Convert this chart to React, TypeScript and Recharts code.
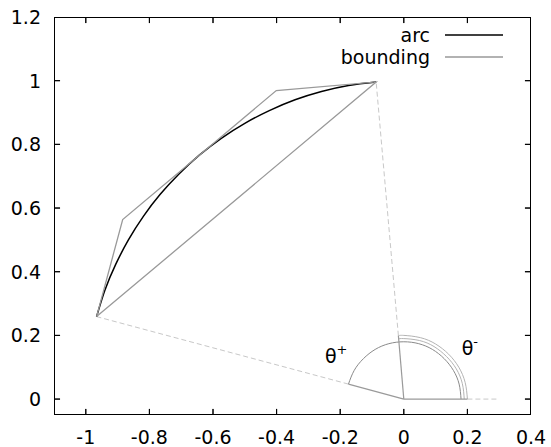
import { ComposedChart, Line, XAxis, YAxis, Legend, ReferenceDot } from "recharts";

// ticks
const xTicks = [-1, -0.8, -0.6, -0.4, -0.2, 0, 0.2, 0.4];
const yTicks = [0, 0.2, 0.4, 0.6, 0.8, 1, 1.2];
const xDomain = [-1.1, 0.4];
const yDomain = [-0.05, 1.2];

// unit-circle arc, 95deg -> 165deg
const arcPoints = [
  { x: -0.087, y: 0.996 },
  { x: -0.174, y: 0.985 },
  { x: -0.259, y: 0.966 },
  { x: -0.342, y: 0.94 },
  { x: -0.423, y: 0.906 },
  { x: -0.5, y: 0.866 },
  { x: -0.574, y: 0.819 },
  { x: -0.643, y: 0.766 },
  { x: -0.707, y: 0.707 },
  { x: -0.766, y: 0.643 },
  { x: -0.819, y: 0.574 },
  { x: -0.866, y: 0.5 },
  { x: -0.906, y: 0.423 },
  { x: -0.94, y: 0.342 },
  { x: -0.966, y: 0.259 },
];

// bounding polygon (closed)
const boundingPoints = [
  { x: -0.966, y: 0.259 },
  { x: -0.884, y: 0.564 },
  { x: -0.401, y: 0.969 },
  { x: -0.087, y: 0.996 },
  { x: -0.966, y: 0.259 },
];

// rays from origin
const raySolidPlus = [
  { x: 0, y: 0 },
  { x: -0.174, y: 0.047 },
];
const rayDashPlus = [
  { x: -0.174, y: 0.047 },
  { x: -0.966, y: 0.259 },
];
const raySolidMinus = [
  { x: 0, y: 0 },
  { x: -0.017, y: 0.199 },
];
const rayDashMinus = [
  { x: -0.017, y: 0.199 },
  { x: -0.087, y: 0.996 },
];
const baseSolid = [
  { x: 0, y: 0 },
  { x: 0.2, y: 0 },
];
const baseDash = [
  { x: 0.2, y: 0 },
  { x: 0.3, y: 0 },
];

// theta+ arc, r = 0.18, 0 -> 165deg
const thetaPlusArc = [
  { x: 0.18, y: 0 },
  { x: 0.174, y: 0.047 },
  { x: 0.156, y: 0.09 },
  { x: 0.127, y: 0.127 },
  { x: 0.09, y: 0.156 },
  { x: 0.047, y: 0.174 },
  { x: 0, y: 0.18 },
  { x: -0.047, y: 0.174 },
  { x: -0.09, y: 0.156 },
  { x: -0.127, y: 0.127 },
  { x: -0.156, y: 0.09 },
  { x: -0.174, y: 0.047 },
];

// theta- double arc, 0 -> 95deg
const thetaMinusOuter = [
  { x: 0.2, y: 0 },
  { x: 0.193, y: 0.052 },
  { x: 0.173, y: 0.1 },
  { x: 0.141, y: 0.141 },
  { x: 0.1, y: 0.173 },
  { x: 0.052, y: 0.193 },
  { x: 0, y: 0.2 },
  { x: -0.017, y: 0.199 },
];
const thetaMinusInner = [
  { x: 0.19, y: 0 },
  { x: 0.184, y: 0.049 },
  { x: 0.165, y: 0.095 },
  { x: 0.134, y: 0.134 },
  { x: 0.095, y: 0.165 },
  { x: 0.049, y: 0.184 },
  { x: 0, y: 0.19 },
  { x: -0.017, y: 0.189 },
];

const FONT = "'DejaVu Sans', sans-serif";
const FS = 19;
// inward tick length in data units (~6px)
const TICK_X = 0.019;
const TICK_Y = 0.019;

// chart layout
const W = 551;
const H = 447;
const MARGIN = { top: 17, right: 20, bottom: 0, left: 0 };
const Y_AXIS_W = 54;
const X_AXIS_H = 32;
const plot = {
  left: MARGIN.left + Y_AXIS_W,
  top: MARGIN.top,
  right: W - MARGIN.right,
  bottom: H - MARGIN.bottom - X_AXIS_H,
};

// inward tick spikes, built from the tick lists
const [X0, X1] = xDomain;
const [Y0, Y1] = yDomain;
const spikes = (list: number[], at: (t: number, d: number) => { x: number; y: number }, d: number) =>
  list.flatMap((t) => [at(t, 0), at(t, d), at(t, 0)]);
const bottomTicks = spikes(xTicks, (t, d) => ({ x: t, y: Y0 + d }), TICK_Y);
const topTicks = spikes(xTicks, (t, d) => ({ x: t, y: Y1 - d }), TICK_Y);
const leftTicks = spikes(yTicks, (t, d) => ({ x: X0 + d, y: t }), TICK_X);
const rightTicks = spikes(yTicks, (t, d) => ({ x: X1 - d, y: t }), TICK_X);

const BottomLabel = ({ x, y, payload }: any) => (
  <text x={x} y={y + 29} textAnchor="middle" fontFamily={FONT} fontSize={FS} fill="#000">
    {payload.value}
  </text>
);

const LeftLabel = ({ x, y, payload }: any) => (
  <text x={x - 13} y={y + 7} textAnchor="end" fontFamily={FONT} fontSize={FS} fill="#000">
    {payload.value}
  </text>
);

const ThetaLabel = (sign: string) => (props: any) => (
  <text x={props.cx} y={props.cy} fontFamily={FONT} fontSize={FS} fill="#000">
    θ
    <tspan dy={-9} fontSize={13}>
      {sign}
    </tspan>
  </text>
);

const LegendBox = ({ payload }: any) => {
  const rows = (payload || []).filter((e: any) => e.type !== "none");
  return (
    <svg width={190} height={50}>
      {rows.map((entry: any, i: number) => (
        <g key={entry.value}>
          <text
            x={100}
            y={11 + i * 22 + 7}
            textAnchor="end"
            fontFamily={FONT}
            fontSize={FS}
            fill="#000"
          >
            {entry.value}
          </text>
          <line x1={115} x2={173} y1={11 + i * 22} y2={11 + i * 22} stroke={entry.color} strokeWidth={1.3} />
        </g>
      ))}
    </svg>
  );
};

const dashed = { stroke: "#c8c8c8", strokeWidth: 1, strokeDasharray: "5 3" };
const hidden = { dot: false, activeDot: false, legendType: "none" as const, isAnimationActive: false };

export default function App() {
  return (
    <div style={{ position: "absolute", left: 0, top: 0, width: W, height: H, background: "#fff" }}>
      <ComposedChart width={W} height={H} margin={MARGIN}>
        <XAxis
          type="number"
          dataKey="x"
          domain={xDomain}
          allowDataOverflow
          ticks={xTicks}
          interval={0}
          height={X_AXIS_H}
          tickSize={0}
          tickMargin={0}
          tickLine={false}
          axisLine={false}
          tick={<BottomLabel />}
        />
        <YAxis
          type="number"
          domain={yDomain}
          allowDataOverflow
          ticks={yTicks}
          interval={0}
          width={Y_AXIS_W}
          tickSize={0}
          tickMargin={0}
          tickLine={false}
          axisLine={false}
          tick={<LeftLabel />}
        />
        <Legend
          layout="horizontal"
          verticalAlign="middle"
          align="center"
          wrapperStyle={{ top: 24, left: 330, width: 190, height: 50 }}
          content={<LegendBox />}
        />

        <Line data={rayDashPlus} dataKey="y" type="linear" {...hidden} {...dashed} />
        <Line data={rayDashMinus} dataKey="y" type="linear" {...hidden} {...dashed} />
        <Line data={baseDash} dataKey="y" type="linear" {...hidden} {...dashed} />

        <Line data={thetaMinusOuter} dataKey="y" type="natural" {...hidden} stroke="#b4b4b4" strokeWidth={1} />
        <Line data={thetaMinusInner} dataKey="y" type="natural" {...hidden} stroke="#b4b4b4" strokeWidth={1} />
        <Line data={thetaPlusArc} dataKey="y" type="natural" {...hidden} stroke="#8a8a8a" strokeWidth={1} />

        <Line data={raySolidPlus} dataKey="y" type="linear" {...hidden} stroke="#9a9a9a" strokeWidth={1.2} />
        <Line data={raySolidMinus} dataKey="y" type="linear" {...hidden} stroke="#9a9a9a" strokeWidth={1.2} />
        <Line data={baseSolid} dataKey="y" type="linear" {...hidden} stroke="#9a9a9a" strokeWidth={1.2} />

        <Line name="arc" data={arcPoints} dataKey="y" type="natural" dot={false} isAnimationActive={false} stroke="#000" strokeWidth={1.5} />
        <Line name="bounding" data={boundingPoints} dataKey="y" type="linear" dot={false} isAnimationActive={false} stroke="#999" strokeWidth={1.3} />

        {/* inward ticks */}
        <Line data={bottomTicks} dataKey="y" type="linear" {...hidden} stroke="#000" strokeWidth={1} />
        <Line data={topTicks} dataKey="y" type="linear" {...hidden} stroke="#000" strokeWidth={1} />
        <Line data={leftTicks} dataKey="y" type="linear" {...hidden} stroke="#000" strokeWidth={1} />
        <Line data={rightTicks} dataKey="y" type="linear" {...hidden} stroke="#000" strokeWidth={1} />

        <ReferenceDot x={-0.248} y={0.113} r={0} shape={ThetaLabel("+")} />
        <ReferenceDot x={0.182} y={0.138} r={0} shape={ThetaLabel("-")} />
      </ComposedChart>

      {/* plot border, drawn over the chart so it is not clipped */}
      <svg
        width={W}
        height={H}
        style={{ position: "absolute", left: 0, top: 0, pointerEvents: "none" }}
      >
        <rect
          x={plot.left + 0.5}
          y={plot.top + 0.5}
          width={plot.right - plot.left - 1}
          height={plot.bottom - plot.top - 1}
          fill="none"
          stroke="#000"
          strokeWidth={1}
        />
      </svg>
    </div>
  );
}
————
*The task:* Write out, word for word, the lines from the start of the data through the one holding "YAxis, Legend, ReferenceDot". Omit pictures.

*Written response:*
Convert this chart to React, TypeScript and Recharts code.
import { ComposedChart, Line, XAxis, YAxis, Legend, ReferenceDot } from "recharts";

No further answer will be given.